Viertens gilt es für die Regierung, mit Unternehmen, Gewerkschaften, zivilgesellschaftlichen Organisationen und anderen Verwaltungsebenen partnerschaftlich zusammenzuarbeiten. Bei Missionen geht es nicht um einen Top-Down-Prozess, sondern um Anreize für Bottom-Up-Lösungen, die den lokalen Gegebenheiten und den Alltagssorgen der Menschen Rechnung tragen.

Das übliche Verhältnis zwischen öffentlichem und privatem Sektor muss neu geregelt werden. Da die Industriestrategie der Regierung den Unternehmen beträchtliche Vorteile bringen wird, sollte der Zugang von der Übereinstimmung mit der Mission und der Maximierung des öffentlichen Nutzens abhängig gemacht werden - nicht nur vom privaten Profit. Dies ist vor allem im Vereinigten Königreich von Bedeutung, wo sich die Unternehmensinvestitionen auffallend niedrig präsentieren.

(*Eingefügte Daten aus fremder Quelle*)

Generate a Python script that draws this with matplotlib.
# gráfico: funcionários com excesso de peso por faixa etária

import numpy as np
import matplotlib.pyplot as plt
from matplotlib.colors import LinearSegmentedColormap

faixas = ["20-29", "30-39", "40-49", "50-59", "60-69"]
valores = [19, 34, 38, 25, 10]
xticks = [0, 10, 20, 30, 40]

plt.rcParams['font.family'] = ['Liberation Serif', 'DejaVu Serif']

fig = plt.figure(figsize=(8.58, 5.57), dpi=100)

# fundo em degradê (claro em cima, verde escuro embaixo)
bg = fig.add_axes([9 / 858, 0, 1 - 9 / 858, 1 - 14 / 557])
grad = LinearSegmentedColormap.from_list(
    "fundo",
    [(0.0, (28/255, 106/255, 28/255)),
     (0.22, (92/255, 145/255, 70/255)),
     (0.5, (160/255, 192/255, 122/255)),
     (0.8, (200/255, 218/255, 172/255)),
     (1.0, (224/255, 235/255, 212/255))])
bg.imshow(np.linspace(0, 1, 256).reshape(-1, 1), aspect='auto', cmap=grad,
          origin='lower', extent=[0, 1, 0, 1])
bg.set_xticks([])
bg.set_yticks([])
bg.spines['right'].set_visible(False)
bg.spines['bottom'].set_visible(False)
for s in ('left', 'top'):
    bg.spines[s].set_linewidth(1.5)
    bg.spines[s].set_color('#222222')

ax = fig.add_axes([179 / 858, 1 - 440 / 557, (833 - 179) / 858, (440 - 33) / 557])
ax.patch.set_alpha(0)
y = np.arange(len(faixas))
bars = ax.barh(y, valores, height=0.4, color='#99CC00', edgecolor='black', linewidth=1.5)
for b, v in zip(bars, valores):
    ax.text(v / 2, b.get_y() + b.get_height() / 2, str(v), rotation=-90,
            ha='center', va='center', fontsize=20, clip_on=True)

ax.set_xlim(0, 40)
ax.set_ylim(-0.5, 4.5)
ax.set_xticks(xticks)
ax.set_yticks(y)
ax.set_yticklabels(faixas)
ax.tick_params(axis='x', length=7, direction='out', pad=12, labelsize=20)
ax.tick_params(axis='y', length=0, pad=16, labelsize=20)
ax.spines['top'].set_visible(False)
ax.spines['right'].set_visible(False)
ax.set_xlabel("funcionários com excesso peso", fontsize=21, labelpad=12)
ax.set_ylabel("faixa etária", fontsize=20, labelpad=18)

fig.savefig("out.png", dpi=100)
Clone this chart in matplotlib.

Die Aufgabe besteht darin, nicht mehr nur „unternehmensfreundlich“ aufzutreten, sondern für beide Seiten vorteilhafte Formen der Zusammenarbeit zu fordern. Der CHIPS and Science Act in den Vereinigten Staaten - ein Kernstück der US-Industriestrategie - knüpft beispielsweise Finanzierungen an die Bedingung, dass Unternehmen Aktienrückkäufe einschränken, in die Entwicklung der Arbeitskräfte investieren, faire Löhne und Kinderbetreuung für die Beschäftigten anbieten und sich zu Nachhaltigkeit und Gewinnbeteiligung verpflichten. Angesichts dieser Anforderungen haben die Unternehmen ihre diesbezüglichen Anstrengungen verstärkt.

Schließlich muss die Regierung dem kurzsichtigen Trend entgegentreten, staatliche Kapazitäten abzubauen und Kernfunktionen an große Beratungsfirmen auszulagern - also an gewinnorientierte Unternehmen, für die kein Anreiz besteht, ihren Kunden beim Lernprozess zu helfen. Diese Abhängigkeit hat die Fähigkeit der öffentlichen Einrichtungen, ambitionierte Missionen zu erfüllen, stark geschwächt.

Um den Kreislauf der chronischen Unterinvestition und der „Notlösungen“ im Vereinigten Königreich zu durchbrechen, bedarf es einer missionsorientierten Industriestrategie, die eine neue Richtung für das Wachstum vorgibt. Doch um dieser Strategie zum Erfolg zu verhelfen, muss die Regierung umgestaltet werden.